__AIM OF THE TASK__.
All lines below must be repeated exactly, with the pictures omitted.
------------
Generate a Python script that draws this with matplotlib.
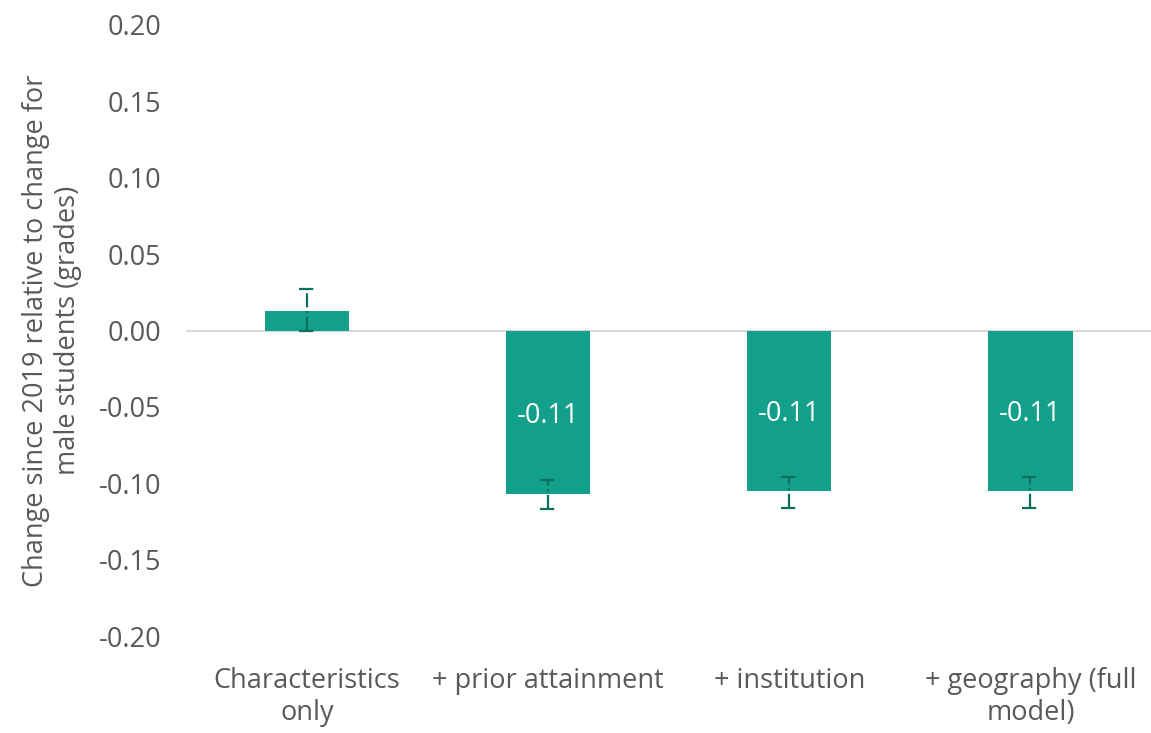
import matplotlib
matplotlib.use("Agg")
import matplotlib.pyplot as plt
import numpy as np

categories = ["Characteristics\nonly", "+ prior attainment", "+ institution", "+ geography (full\nmodel)"]
values = [0.013, -0.107, -0.105, -0.105]
err_low = [-0.0005, -0.117, -0.116, -0.116]
err_high = [0.0275, -0.0975, -0.096, -0.096]
bar_labels = [None, "-0.11", "-0.11", "-0.11"]
yticks = [0.20, 0.15, 0.10, 0.05, 0.00, -0.05, -0.10, -0.15, -0.20]

plt.rcParams["font.family"] = ["Open Sans", "DejaVu Sans"]
text_col = "#595959"
bar_col = "#13a08a"
err_col = "#0d6f5e"
fs = 19.5

fig = plt.figure(figsize=(11.51, 7.33), dpi=100)
ax = fig.add_axes([0.162, 0.132, 0.838, 0.834])

x = np.arange(len(categories))
ax.bar(x, values, width=0.35, color=bar_col, zorder=2)

for xi, lo, hi in zip(x, err_low, err_high):
    ax.plot([xi, xi], [lo, hi], color=err_col, lw=1.6, ls="-.", zorder=3)
    for yv in (lo, hi):
        ax.plot([xi - 0.035, xi + 0.035], [yv, yv], color=err_col, lw=1.6, ls="-.", zorder=3)

for xi, v, lab in zip(x, values, bar_labels):
    if lab:
        ax.text(xi, v / 2, lab, ha="center", va="center_baseline", color="white", fontsize=fs)

ax.axhline(0, color="#d9d9d9", lw=1.5, zorder=1)
ax.set_xlim(-0.5, len(categories) - 0.5)
ax.set_ylim(-0.2, 0.2)
ax.set_yticks(yticks)
ax.set_yticklabels([f"{t:.2f}" for t in yticks], color=text_col, fontsize=fs)
ax.set_xticks(x)
ax.set_xticklabels(categories, color=text_col, fontsize=fs)
ax.tick_params(axis="x", length=0, pad=22)
ax.tick_params(axis="y", length=0, pad=18)
for s in ax.spines.values():
    s.set_visible(False)
ax.set_ylabel("Change since 2019 relative to change for\nmale students (grades)", color=text_col, fontsize=fs, labelpad=12)

fig.savefig("out.png", dpi=100)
------------
__SOLUTION__.
Generate a Python script that draws this with matplotlib.
import matplotlib
matplotlib.use("Agg")
import matplotlib.pyplot as plt
import numpy as np

categories = ["Characteristics\nonly", "+ prior attainment", "+ institution", "+ geography (full\nmodel)"]
values = [0.013, -0.107, -0.105, -0.105]
err_low = [-0.0005, -0.117, -0.116, -0.116]
err_high = [0.0275, -0.0975, -0.096, -0.096]
bar_labels = [None, "-0.11", "-0.11", "-0.11"]
yticks = [0.20, 0.15, 0.10, 0.05, 0.00, -0.05, -0.10, -0.15, -0.20]

plt.rcParams["font.family"] = ["Open Sans", "DejaVu Sans"]
text_col = "#595959"
bar_col = "#13a08a"
err_col = "#0d6f5e"
fs = 19.5

fig = plt.figure(figsize=(11.51, 7.33), dpi=100)
ax = fig.add_axes([0.162, 0.132, 0.838, 0.834])

x = np.arange(len(categories))
ax.bar(x, values, width=0.35, color=bar_col, zorder=2)

for xi, lo, hi in zip(x, err_low, err_high):
    ax.plot([xi, xi], [lo, hi], color=err_col, lw=1.6, ls="-.", zorder=3)
    for yv in (lo, hi):
        ax.plot([xi - 0.035, xi + 0.035], [yv, yv], color=err_col, lw=1.6, ls="-.", zorder=3)

for xi, v, lab in zip(x, values, bar_labels):
    if lab:
        ax.text(xi, v / 2, lab, ha="center", va="center_baseline", color="white", fontsize=fs)

ax.axhline(0, color="#d9d9d9", lw=1.5, zorder=1)
ax.set_xlim(-0.5, len(categories) - 0.5)
ax.set_ylim(-0.2, 0.2)
ax.set_yticks(yticks)
ax.set_yticklabels([f"{t:.2f}" for t in yticks], color=text_col, fontsize=fs)
ax.set_xticks(x)
ax.set_xticklabels(categories, color=text_col, fontsize=fs)
ax.tick_params(axis="x", length=0, pad=22)
ax.tick_params(axis="y", length=0, pad=18)
for s in ax.spines.values():
    s.set_visible(False)
ax.set_ylabel("Change since 2019 relative to change for\nmale students (grades)", color=text_col, fontsize=fs, labelpad=12)

fig.savefig("out.png", dpi=100)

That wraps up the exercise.